2010 promises to bring with it cooler than ever products for our technological needs. The previous year saw the emergence of many gadgets worth drooling for and selling your own mother over, but this year promises nothing less. Let's move on with our countdown of some of the gadgets to look forward to this year:

1. 4G Phones: The real download speed of most 3G phones is not more than 384 Kbps, and sometimes a lot less. That's because it might have a 3 Mbps announced download speed, but the real one is a lot less. The 4G phones promise data transfers of 100 Mbps, and could reach up to 1 gigabit per second when static. That could mean downloading a full length DVD movie in about a minute.

2. Hydrogen Rulz!: Hydrogen powered phones might be the next big thing.
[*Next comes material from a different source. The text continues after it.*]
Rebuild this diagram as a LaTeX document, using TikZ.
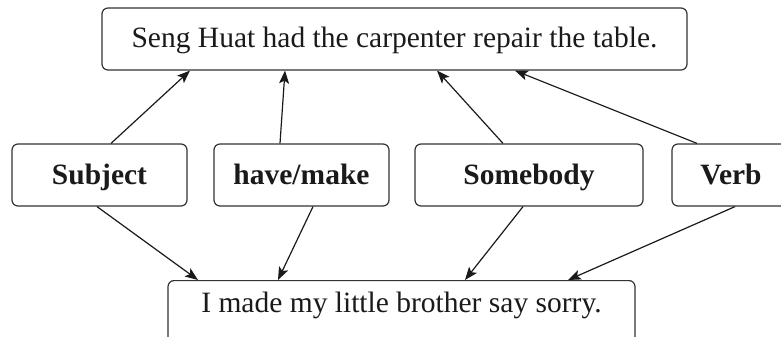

French researchers will probably announce by next year that a hydrogen fuel could be used as backup power source for mobile communications, letting users have some independence from electricity supplies to charge up their phones.

3. Dual Touch Screen Laptop: We've already witnessed top-notch laptops with touch screens. But what about dual touch screens? Apparently, the Italian firm V12 Designs will launch its new version of Canova, a dual LCD laptop. This time, both will be touch screens.

4. Mitsubishi Big 3d TV: With a massive 82 inch, 3-D-ready television, TV laggard Mitsubishi is attracting fresh buzz. 3-D TVs like these will require consumers to wear special glasses. And most folks have just gotten done upgrading to a flat panel that is most likely not 3-D ready. But Mitsubishi hopes to bridge this gap with a TV set that works both with 2-D and the new 3-D programming that's rolling out.

5. The Electric Newspaper: The device, called the Skiff Reader, is from a joint venture between Sprint and New York-based Skiff LLC. It can download e-books as well as both newspaper and magazine content, using a screen from LG Displays that nearly has the resolution of ink on a page. And the unit will be wirelessly connected to Sprint's 3G fast data network to allow for real time content updates.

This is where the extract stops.